The US Secret Service has refuted what they claim is an “irresponsible and inaccurate” Thursday report by The Guardian, in which the UK paper claims that a suspected Russian spy had been working “undetected in the heart of the American embassy in Moscow for more than a decade.”
According to the Secret Service, they provided The Guaridain with “background information clearly refuting unfounded information.”
The Guardian report reads in part:
US counter-intelligence investigators discovered a suspected Russian spy had been working undetected in the heart of the American embassy in Moscow for more than a decade, the Guardian has learned.
The Russian national had been hired by the US Secret Service and is understood to have had access to the agency’s intranet and email systems, which gave her a potential window into highly confidential material including the schedules of the president and vice-president.

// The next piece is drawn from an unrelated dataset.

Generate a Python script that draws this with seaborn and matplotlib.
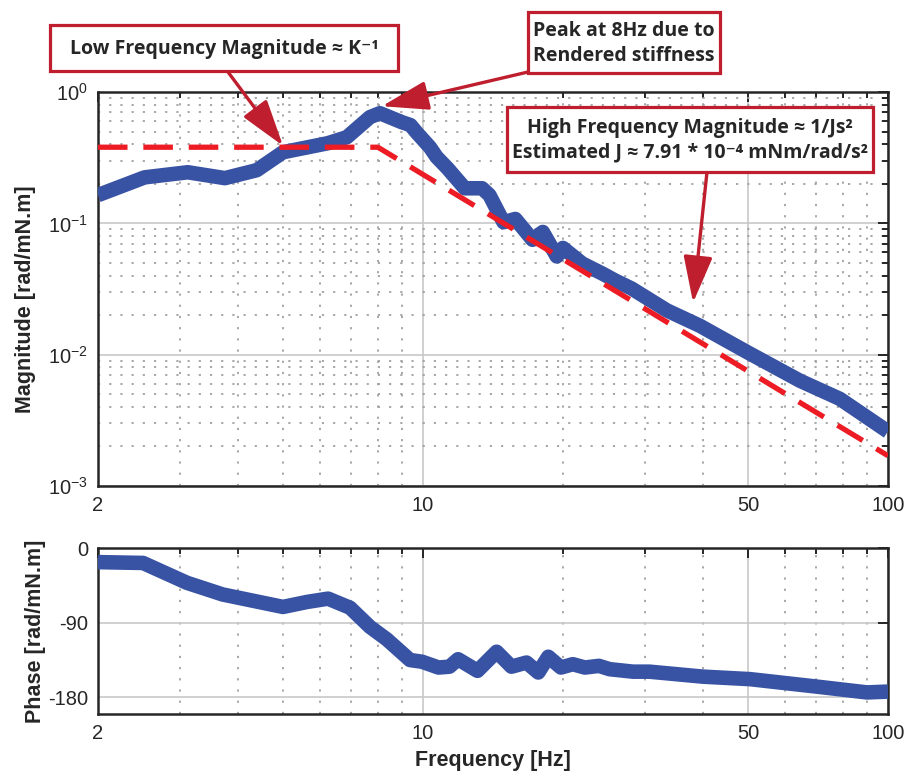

The woman had been working for the Secret Service for years before she came under suspicion in 2016 during a routine security sweep conducted by two investigators from the US Department of State’s Regional Security Office (RSO). –The Guardian
The paper then claims that the woman was having “regular and unauthorized meetings” with members of Russia’s top security agency, the FSB, and that the RSO sounded the alarm in January, 2017 – which the Secret Service reportedly ignored until letting her go several months later, “possibly to contain any potential embarassment.”
According to the Guardian, her firing was purposefully concealed by US officials amid the mass removeal of 750 US personnel from its embassy staff of 1,200.
“The Secret Service is trying to hide the breach by firing [her],” the source said. “The damage was already done but the senior management of the Secret Service did not conduct any internal investigation to assess the damage and to see if [she] recruited any other employees to provide her with more information. –The Guardian
The Secret Service hit back shortly after publication, writing in a statement:
On Thursday, August 2, 2018, The Guardian published an article by Nick Hopkins entitled, Exclusive: suspected Russian spy found working at US embassy in Moscow. The article is wrought with irresponsible and inaccurate reporting based on the claims of “anonymous” sources. Prior to the Guardian publishing their article, the U.S. Secret Service provided their editor with our official statement as well as background information clearly refuting unfounded information.
The agency goes on to note that it was the woman’s duty to interface with the Russian government, “including the Russian Federal Security Service (FSB), the Russian Ministry of the Interior (MVD), and the Russian Federal Protective Service (FPS) in furtherance of Secret Service interests.
The Secret Service then cites a factual error based on US protocols:
In the article, Hopkins and The Guardian claim the “Russian is understood to have had full access to secret data during decade at embassy.” FSNs working under the direction of the U.S. Secret Service have never been provided or placed in a position to obtain, secret or classified information as erroneously reported. -US Secret Service
The agency also asserts that the Guardian‘s claim that they “failed to act on information provided by the U.S. State Department is categorically false,” along with the timing of the woman’s termination aren’t true.
The U.S. Secret Service Moscow Resident Office closed in August of 2017 due to lack of cooperation from the Russian government – entirely unrelated to the termination of the FSN in question. Reports the Secret Service attempted to minimize or deliberately not disclose the U.S. State Department’s findings are categorically false. -US Secret Service
Lastly, the Secret Service said that any questions of a potential security “breach” of U.S. Secret Service systems, information or reporting ” is unfounded as FSNs work on, and support, only projects with the intent of providing and/or sharing the information with the Russian government in furtherance of Secret Service and USG interests.”